Do you think outside the box? Are your storytelling abilities superior to those of your peers you attend school with? When asked to read a rough draft, do you outwardly show interest and give constructive criticism, but privately smirk knowing your short story is much better than theirs? If so, you either have ego issues or you’re a really good writer and should enter competitive writing contest and scholarship programs to win money (but probably still have ego issues). To help, I’ve listed a few Creative Writing Scholarships in this article so you can find out whether your ego’s too big, too small or just right!
Do you find yourself daydreaming about fictional characters, imaginative landscapes and complex storylines while in class? Have you discovered there’s a more exciting world in your mind than the one you live in day after day? Have you begun daydreaming since reading this article? Well if so, that can either mean I need to do a better job at grabbing my readers, or you simply have a very imaginative mind (hopefully it’s the latter). How about focusing all that scattered reverie into story format and submitting it into a creative writing scholarship? It’s all about letting your mind run wild and having fun producing quality work you think should receive some sort of recognition (preferably monetary recognition). If this describes you, below are a few creative writing scholarships that want to award minds like yours!
If you love the art of storytelling and have aspirations of becoming an author, the L. Ron Hubbard’s Writers of the Future contest can award you a decent amount of cash if you’re willing to do a little bit of work. They offer an annual $5,000 reward for the best short stories, and they hand out prizes every three months for first, second and third place winners with the top prize earning $1,000 and subsequent places receiving $250 less. Granted, it won’t cover the entire cost of tuition, but it can cover books, school supplies and technological gizmos you can use to play Angry Birds during boring lectures!
Could you use $30,000 per year to cover all your college expenses? Who am I kidding, of course you could! Well, the J.D. Salinger Award recognizes creative writers with exceptional talent planning to attend Ursinus College, the same college that the author of Catcher of the Rye (the one this award is named after) received schooling, by awarding them a full-ride to this institution. Not only will this scholarship reward students with great writing potential $30,000 per year, but will allow the recipient to reside in the same dorm the author of the book lived in during his time at the college. Simply visit the website, fill out a creative writing application and submit no less (or no more, overachievers) than 10 double-spaced pages of original creative writing.
Writers Digest offers eleven competitive writing contests for those who could use $3,000 cash money for school. They have different categories like horror, young adult fiction, thriller, sci-fi, crime and romance. They also have a category where you take whatever prompt they give you in whatever direction you wish; it’s an open-ended short story contest. If you’re more the lyrical type, there’s a Poetry Awards Competition with a $500 top prize.
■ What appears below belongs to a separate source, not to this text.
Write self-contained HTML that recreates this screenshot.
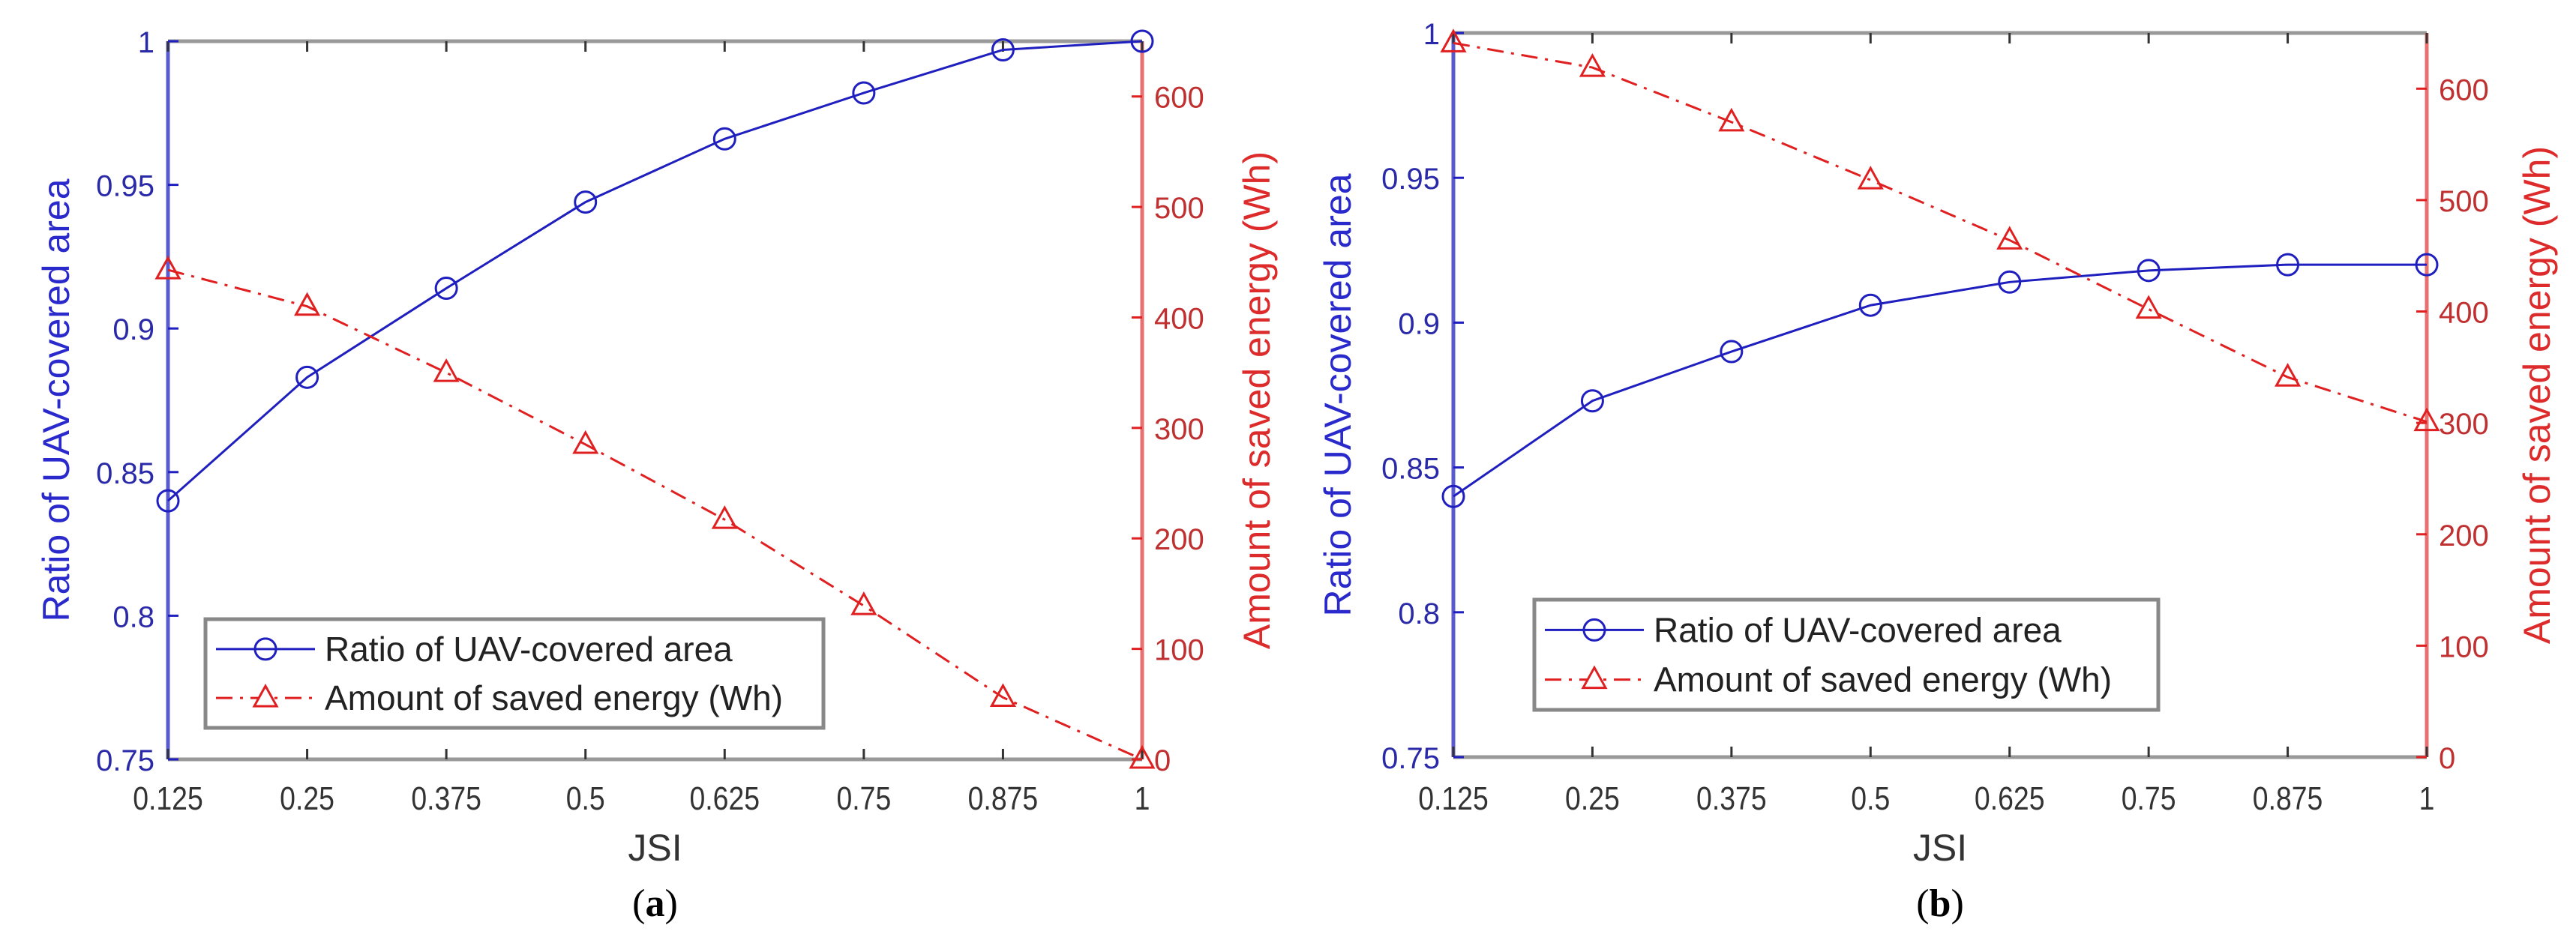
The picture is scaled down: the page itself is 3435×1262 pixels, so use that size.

And if you feel like traveling, Writers Digest holds an annual mega-huge-super-official Short Story Writing Competition with first place receiving $3,000, a trip to the Writer’s Digest Conference and your name proudly displayed in the magazine (just give me the cash, right?). So get your creative writing thinking cap on (and any other clothing material designated specifically for creative writing) and write to your hearts content! Just a heads up, they do require you pay an entry fee when submitting work, but you can submit as often as you like, so have at it!
Put Your Short Story on the Big Screen
If you love writing but are also interested in film (since the two are connected storytelling mediums), there are many film scholarships available to those who just enjoy getting a good story out. You could either pursue a film scholarship yourself, or connect with like-minded individuals and split the winnings. A good director knows the importance a story has when trying to make a movie, so if you’re a creative writer, hooking up with a prospective film student could either produce a long-term working relationship or a sworn enemy you vow never to work with again. Hey, you never know if you don’t try right? Either way, getting your hands dirty in the name of creativity could earn you a tuition payment so be creative!